Les dernières données démontrent que la prévalence des douleurs arthrosiques est élevée et qu’elle reste largement sous-estimée. Ainsi 37 % des chiens et 40 % des chats auraient des douleurs arthrosiques chroniques. Celles-ci n’entraînent pas seulement des difficultés locomotrices, mais induisent des effets délétères sur l’ensemble de l’organisme. Elles provoquent une détérioration musculo-squelettique, un déclin cognitif et affectif, ainsi qu’une altération du sommeil et de l’anxiété, ce qui peut perturber les relations sociales de l’animal et sa qualité de vie.

Le rôle de l’inflammation neurogène

L’arthrose résulte de la dégradation progressive du cartilage. Générés dans l’articulation, les signaux de douleur sont transmis à la mœlle épinière, puis au cerveau où ils sont perçus. Les douleurs arthrosiques découlent d’un processus complexe faisant intervenir de nombreux facteurs. Les avancées scientifiques ont permis de mettre en évidence le rôle du facteur de croissance nerveuse (Nerve Growth Factor, NGF) dans la transmission de la douleur associée à l’arthrose. Au cours du développement, cette neurotrophine contribue à la survie, la croissance et la différenciation neuronales. Chez l’adulte, sa surexpression a un rôle pro-nociceptif. Le NGF est produit par les tissus lésés et par les cellules inflammatoires, son taux est élevé au sein des articulations arthrosiques. Le NGF se lie aux récepteurs TrkA présents sur les terminaisons nerveuses périphériques, ce qui active le signal nociceptif, altère le fonctionnement du nerf et augmente la sensibilisation globale aux stimuli douloureux locaux.

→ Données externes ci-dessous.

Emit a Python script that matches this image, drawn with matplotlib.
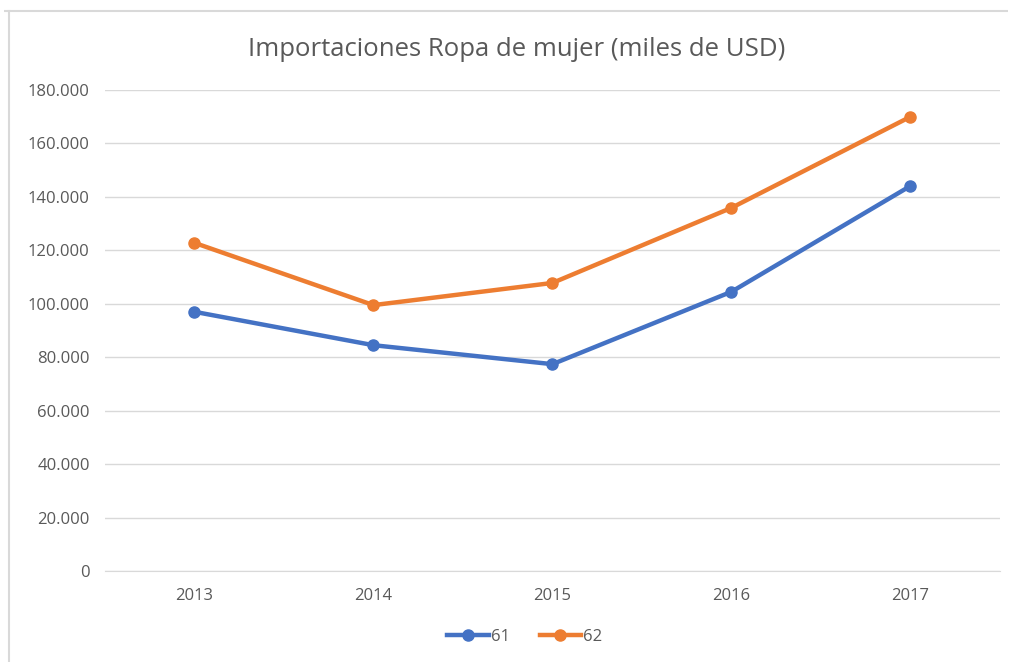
import matplotlib
matplotlib.use("Agg")
import matplotlib.pyplot as plt
from matplotlib.ticker import FuncFormatter
from matplotlib.lines import Line2D

years = ["2013", "2014", "2015", "2016", "2017"]
s61 = [97000, 84500, 77400, 104500, 144100]
s62 = [122800, 99500, 107800, 135900, 170000]
yticks = [0, 20000, 40000, 60000, 80000, 100000, 120000, 140000, 160000, 180000]

plt.rcParams['font.family'] = ['Open Sans', 'DejaVu Sans']

fig = plt.figure(figsize=(10.09, 6.62), dpi=100)
ax = fig.add_axes([0.104, 0.1375, 0.887, 0.7265])

x = list(range(len(years)))
blue = "#4472c4"
orange = "#ed7d31"
ax.plot(x, s61, color=blue, lw=3.2, marker="o", ms=8, solid_capstyle="round", zorder=3)
ax.plot(x, s62, color=orange, lw=3.2, marker="o", ms=8, solid_capstyle="round", zorder=3)

ax.set_xlim(-0.5, 4.5)
ax.set_ylim(0, 180000)
ax.set_yticks(yticks)
ax.yaxis.set_major_formatter(FuncFormatter(lambda v, p: "0" if v == 0 else f"{int(v):,}".replace(",", ".")))
ax.set_xticks(x)
ax.set_xticklabels(years)
ax.grid(axis="y", color="#d9d9d9", lw=1)
ax.set_axisbelow(True)
for s in ["top", "right", "left"]:
    ax.spines[s].set_visible(False)
ax.spines["bottom"].set_color("#d9d9d9")
ax.tick_params(axis="both", length=0, colors="#595959", labelsize=12)
ax.tick_params(axis="y", pad=11)
ax.tick_params(axis="x", pad=12)

fig.text(0.512, 0.925, "Importaciones Ropa de mujer (miles de USD)", ha="center", va="center",
         fontsize=18.5, color="#595959")

handles = [Line2D([], [], color=blue, lw=3.2, marker="o", ms=8),
           Line2D([], [], color=orange, lw=3.2, marker="o", ms=8)]
fig.legend(handles, ["61", "62"], loc="center", bbox_to_anchor=(0.52, 0.038), ncol=2, frameon=False,
           fontsize=12, labelcolor="#595959", handlelength=2.5, handletextpad=0.1, columnspacing=1.8)

# outer border lines
fig.add_artist(Line2D([0.009, 0.009], [0, 0.983], transform=fig.transFigure, color="#d9d9d9", lw=1.5))
fig.add_artist(Line2D([0.004, 0.999], [0.983, 0.983], transform=fig.transFigure, color="#d9d9d9", lw=1.5,
                      solid_capstyle="butt"))

fig.savefig("out.png", dpi=100, facecolor="white")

Ces phénomènes entraînent une sensibilisation centrale. Le NGF se lie également aux récepteurs TrkA sur les cellules inflammatoires, conduisant à la libération de médiateurs pro-inflammatoires et l’excrétion de davantage de NGF, ce qui alimente le cercle vicieux de la douleur et de l’inflammation.

Traitements : actualités et perspectives

Il n’existe pas de traitement étiologique de l’arthrose. Le plan thérapeutique doit être multimodal et individualisé. Actuellement, les recommandations scientifiques se basent sur les quatre piliers suivants : l’administration de médicaments analgésiques, AINS et piprants ; l’exercice physique ; l’optimisation du poids ; et la gestion alimentaire, par l’apport d’oméga 3 et la restriction calorique. Il n’y a actuellement pas de preuves suffisantes quant à l’efficacité de l’administration de chondroprotecteurs, de tramadol (résultats hétérogènes selon les publications), de la gabapentine (absence de données), et une seule étude a été menée sur l’amantadine, souligne Duncan Lascelles. D’autres analgésiques sont prometteurs, mais les études manquent à ce jour pour pouvoir les recommander (dérivés du cannabidiol, paracétamol, plasma riche en plaquettes, acide hyaluronique, botox, etc.).

De nouvelles pistes sont explorées, dont l’injection intra-articulaire de molécules agissant sur les neurones sensoriels hyperactifs de l’articulation. Cependant, l’espoir le plus important repose sur le développement des anticorps monoclonaux anti-NGF. Spécifiques d’espèce, ils empêchent le NGF de se lier aux récepteurs TrkA, bloquant ainsi les signaux de douleur. Indirectement, ils inhibent la libération des médiateurs proinflammatoires et du NGF par les cellules inflammatoires. Ils ont une durée d’action longue et un faible risque de toxicité. Ils ne traversent pas la barrière hémato-encéphalique. Des études sur les chiens et les chats sont en cours, dont les résultats provisoires sont positifs : une seule injection permettrait de réduire la douleur sur plusieurs semaines. Zoetis travaille actuellement sur la mise en place d’un traitement à base d’anticorps anti-NGF caninisés et félinisés à base d’injections sous-cutanées.